Interwoven within the two sets and two-piece encore was the music from his Oscar-winning score for 2021′s "Dune," complete with mysterious hooded figures singing from various points within the arena and basses creating such a rumbling that audience members couldn't be blamed for expecting sandworms to erupt from the floor at any moment.

But most of the concert was given over to extended suites from blockbuster films, such as "Wonder Woman 1984," which unleashed seven women upon two conjoined drum kits, a set of timpanis and two bass drums, and "Man of Steel," which may have included some overly dramatic bowing from the hot-pants-clad women violinists and cellists at the lip of the stage, but concluded with one of several impressive wailing electric guitar solos that Guthrie Govan unspooled over the course of the concert.
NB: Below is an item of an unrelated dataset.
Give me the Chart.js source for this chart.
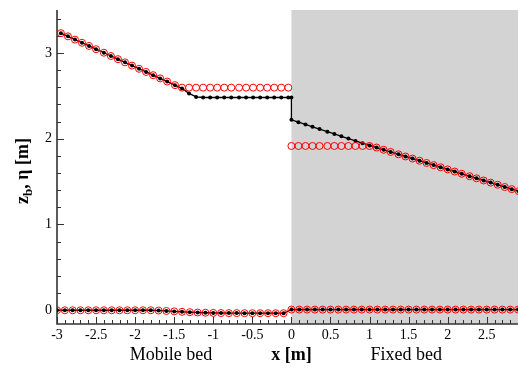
<!DOCTYPE html>
<html>
<head>
<meta charset="utf-8">
<script src="https://cdn.jsdelivr.net/npm/chart.js@4/dist/chart.umd.min.js"></script>
<style>
  html, body { margin: 0; padding: 0; background: #fff; }
  #wrap { width: 518px; height: 370px; }
</style>
</head>
<body>
<div id="wrap"><canvas id="c" width="518" height="370"></canvas></div>
<script>
// Bed elevation z_b, sampled every 0.1 m
const bedX = [-3.0,-2.9,-2.8,-2.7,-2.6,-2.5,-2.4,-2.3,-2.2,-2.1,-2.0,-1.9,-1.8,-1.7,-1.6,-1.5,-1.4,-1.3,-1.2,-1.1,-1.0,-0.9,-0.8,-0.7,-0.6,-0.5,-0.4,-0.3,-0.2,-0.1,
              0.0,0.1,0.2,0.3,0.4,0.5,0.6,0.7,0.8,0.9,1.0,1.1,1.2,1.3,1.4,1.5,1.6,1.7,1.8,1.9,2.0,2.1,2.2,2.3,2.4,2.5,2.6,2.7,2.8,2.9];
const bedNumeric = [0,0,0,0,0,0,0,0,0,0,0,0,0,-0.003,-0.008,-0.013,-0.018,-0.022,-0.026,-0.029,-0.031,-0.032,-0.033,-0.033,-0.034,-0.034,-0.034,-0.034,-0.034,-0.034,
              0.008,0.008,0.008,0.008,0.008,0.008,0.008,0.008,0.008,0.008,0.008,0.008,0.008,0.008,0.008,0.008,0.008,0.008,0.008,0.008,0.008,0.008,0.008,0.008,0.008,0.008,0.008,0.008,0.008,0.008];
const bedReference = [0,0,0,0,0,0,0,0,0,0,0,0,0,-0.003,-0.008,-0.013,-0.018,-0.022,-0.026,-0.029,-0.031,-0.032,-0.033,-0.033,-0.034,-0.034,-0.034,-0.034,-0.034,-0.034,
              0.008,0.008,0.008,0.008,0.008,0.008,0.008,0.008,0.008,0.008,0.008,0.008,0.008,0.008,0.008,0.008,0.008,0.008,0.008,0.008,0.008,0.008,0.008,0.008,0.008,0.008,0.008,0.008,0.008,0.008];

// Free surface eta: reference solution (open circles)
const surfRefX = [-2.95,-2.86,-2.77,-2.68,-2.59,-2.50,-2.40,-2.31,-2.22,-2.13,-2.04,-1.95,-1.86,-1.77,-1.68,-1.59,-1.49,-1.40,-1.31,-1.22,-1.13,-1.04,-0.95,-0.86,-0.77,-0.67,-0.58,-0.49,-0.40,-0.31,-0.22,-0.13,-0.04,
              0.00,0.09,0.18,0.27,0.36,0.46,0.55,0.64,0.73,0.82,0.91,1.00,1.09,1.18,1.27,1.37,1.46,1.55,1.64,1.73,1.82,1.91,2.00,2.09,2.18,2.28,2.37,2.46,2.55,2.64,2.73,2.82,2.91];
const surfReference = [3.230,3.193,3.155,3.118,3.081,3.043,3.002,2.964,2.927,2.890,2.852,2.815,2.778,2.740,2.703,2.666,2.624,2.595,2.595,2.595,2.595,2.595,2.595,2.595,2.595,2.595,2.595,2.595,2.595,2.595,2.595,2.595,2.595,
              1.915,1.915,1.915,1.915,1.915,1.915,1.915,1.915,1.915,1.915,1.915,1.915,1.897,1.871,1.846,1.818,1.793,1.768,1.743,1.717,1.692,1.667,1.642,1.617,1.591,1.563,1.538,1.513,1.488,1.463,1.437,1.412,1.387];

// Free surface eta: numerical solution (dots + line), with the jump at x = 0
const surfNumX = [-2.95,-2.86,-2.77,-2.68,-2.59,-2.50,-2.40,-2.31,-2.22,-2.13,-2.04,-1.95,-1.86,-1.77,-1.68,-1.59,-1.49,-1.40,-1.31,-1.22,-1.13,-1.04,-0.95,-0.86,-0.77,-0.67,-0.58,-0.49,-0.40,-0.31,-0.22,-0.13,-0.04,0.00,
              0.00,0.09,0.18,0.27,0.36,0.46,0.55,0.64,0.73,0.82,0.91,1.00,1.09,1.18,1.27,1.37,1.46,1.55,1.64,1.73,1.82,1.91,2.00,2.09,2.18,2.28,2.37,2.46,2.55,2.64,2.73,2.82,2.91];
const surfNumeric = [3.230,3.193,3.155,3.118,3.081,3.043,3.002,2.964,2.927,2.890,2.852,2.815,2.778,2.740,2.703,2.666,2.624,2.585,2.528,2.487,2.480,2.480,2.480,2.480,2.480,2.480,2.480,2.480,2.480,2.480,2.480,2.480,2.480,2.480,
              2.220,2.193,2.166,2.139,2.112,2.082,2.055,2.028,2.001,1.974,1.947,1.922,1.897,1.871,1.846,1.818,1.793,1.768,1.743,1.717,1.692,1.667,1.642,1.617,1.591,1.563,1.538,1.513,1.488,1.463,1.437,1.412,1.387];

const xTickValues = [-3,-2.5,-2,-1.5,-1,-0.5,0,0.5,1,1.5,2,2.5];
const yTickValues = [0,1,2,3];
const zoneLabels = ['Mobile bed', 'Fixed bed'];

const pts = (xs, ys) => xs.map((x, i) => ({ x: x, y: ys[i] }));
const SERIF = '"Liberation Serif", "Times New Roman", serif';

// Grey shading for the fixed-bed part (x >= 0)
const fixedBedShade = {
  id: 'fixedBedShade',
  beforeDatasetsDraw(chart) {
    const { ctx, chartArea: a, scales: { x } } = chart;
    const x0 = x.getPixelForValue(0);
    ctx.save();
    ctx.fillStyle = '#d3d3d3';
    ctx.fillRect(x0, a.top, a.right - x0, a.bottom - a.top);
    ctx.restore();
  }
};

// Axis lines, inward major/minor ticks and tick labels
const frameTicks = {
  id: 'frameTicks',
  beforeDatasetsDraw(chart) {
    const { ctx, chartArea: a, scales: { x, y } } = chart;
    ctx.save();
    ctx.strokeStyle = '#333';
    ctx.lineWidth = 1;
    ctx.beginPath();
    for (let k = -30; k <= 29; k++) {
      const px = Math.round(x.getPixelForValue(k / 10)) + 0.5;
      const len = (k % 5 === 0) ? 7 : 4;
      ctx.moveTo(px, a.bottom);
      ctx.lineTo(px, a.bottom - len);
    }
    for (let k = 0; k <= 17; k++) {
      const py = Math.round(y.getPixelForValue(k / 5)) + 0.5;
      const len = (k % 5 === 0) ? 7 : 4;
      ctx.moveTo(a.left, py);
      ctx.lineTo(a.left + len, py);
    }
    ctx.stroke();
    ctx.lineWidth = 1.6;
    ctx.beginPath();
    ctx.moveTo(a.left, a.top);
    ctx.lineTo(a.left, a.bottom);
    ctx.lineTo(a.right, a.bottom);
    ctx.stroke();

    ctx.fillStyle = '#000';
    ctx.font = '14px ' + SERIF;
    ctx.textAlign = 'center';
    ctx.textBaseline = 'middle';
    xTickValues.forEach(v => ctx.fillText(String(v), x.getPixelForValue(v), a.bottom + 11));
    ctx.textAlign = 'right';
    yTickValues.forEach(v => ctx.fillText(String(v), a.left - 5, y.getPixelForValue(v)));
    ctx.restore();
  }
};

// Axis titles and zone captions
const captions = {
  id: 'captions',
  afterDraw(chart) {
    const { ctx, scales: { x } } = chart;
    ctx.save();
    ctx.fillStyle = '#000';
    ctx.textBaseline = 'middle';
    ctx.textAlign = 'center';
    const yCap = 355;
    ctx.font = '18px ' + SERIF;
    ctx.fillText(zoneLabels[0], x.getPixelForValue(-1.54), yCap);
    ctx.fillText(zoneLabels[1], x.getPixelForValue(1.47), yCap);
    ctx.font = 'bold 18px ' + SERIF;
    ctx.fillText('x [m]', x.getPixelForValue(0), yCap);

    // y title: z with subscript b, then ", η [m]"
    ctx.translate(22, 171);
    ctx.rotate(-Math.PI / 2);
    ctx.textAlign = 'left';
    ctx.textBaseline = 'alphabetic';
    const big = 'bold 18px ' + SERIF, small = 'bold 13px ' + SERIF;
    ctx.font = big;  const w1 = ctx.measureText('z').width;
    ctx.font = small; const w2 = ctx.measureText('b').width;
    ctx.font = big;  const w3 = ctx.measureText(', \u03b7 [m]').width;
    let cx = -(w1 + w2 + w3) / 2;
    const base = 6;
    ctx.font = big; ctx.fillText('z', cx, base); cx += w1;
    ctx.font = small; ctx.fillText('b', cx, base + 4); cx += w2;
    ctx.font = big; ctx.fillText(', \u03b7 [m]', cx, base);
    ctx.restore();
  }
};

const red = '#ff0000';
new Chart(document.getElementById('c'), {
  type: 'scatter',
  data: {
    datasets: [
      { label: 'eta reference', data: pts(surfRefX, surfReference), showLine: false,
        pointRadius: 3.5, pointBorderWidth: 1, pointBorderColor: red, pointBackgroundColor: 'rgba(0,0,0,0)' },
      { label: 'zb reference', data: pts(bedX, bedReference), showLine: false,
        pointRadius: 3.5, pointBorderWidth: 1, pointBorderColor: red, pointBackgroundColor: 'rgba(0,0,0,0)' },
      { label: 'eta numeric', data: pts(surfNumX, surfNumeric), showLine: true,
        borderColor: '#000', borderWidth: 1.3, pointRadius: 2, pointBorderWidth: 0, pointBackgroundColor: '#000' },
      { label: 'zb numeric', data: pts(bedX, bedNumeric), showLine: true,
        borderColor: '#000', borderWidth: 1.3, pointRadius: 2, pointBorderWidth: 0, pointBackgroundColor: '#000' }
    ]
  },
  options: {
    responsive: false,
    devicePixelRatio: 1,
    animation: false,
    layout: { autoPadding: false, padding: { top: 10, right: 0, left: 0, bottom: 0 } },
    plugins: { legend: { display: false }, tooltip: { enabled: false } },
    elements: { line: { tension: 0 } },
    scales: {
      x: {
        type: 'linear', min: -3, max: 2.9,
        afterFit(s) { s.height = 46; },
        grid: { display: false, drawTicks: false },
        border: { display: false },
        ticks: { display: false }
      },
      y: {
        type: 'linear', min: -0.16, max: 3.5,
        afterFit(s) { s.width = 57; },
        grid: { display: false, drawTicks: false },
        border: { display: false },
        ticks: { display: false }
      }
    }
  },
  plugins: [fixedBedShade, frameTicks, captions]
});
</script>
</body>
</html>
While music from one of those best picture winners, "Gladiator," became a tad too relentlessly repetitious in a violent center section that went on too long, it concluded with some of the night's most beautiful music, the voice of singer Lisa Gerrard wafting over the audience from a perch at the peak of the stage.

Zimmer came off as a generous host all evening, whether singling out musicians for particular praise or smilingly striding up the main floor's center aisle while thumping a bass guitar on music from "The Dark Knight." While subtlety and sadness were in short supply in most of the music, a melancholy melody on violin and cello from "The Last Samurai" cut into the deficit.

The evening reached its peak in the second-set finale, a bouncy suite from "The Lion King" that featured lead vocals from Zimmer's main collaborator on that film's music, Lebo M. After an encore that featured a Latin-flavored jam on the "James Bond" theme, Zimmer concluded the evening alone at the piano, repeatedly plunking out four simple chords from "Inception" that mesmerized the audience and brought a thunderous show to a hear-a-pin-drop conclusion.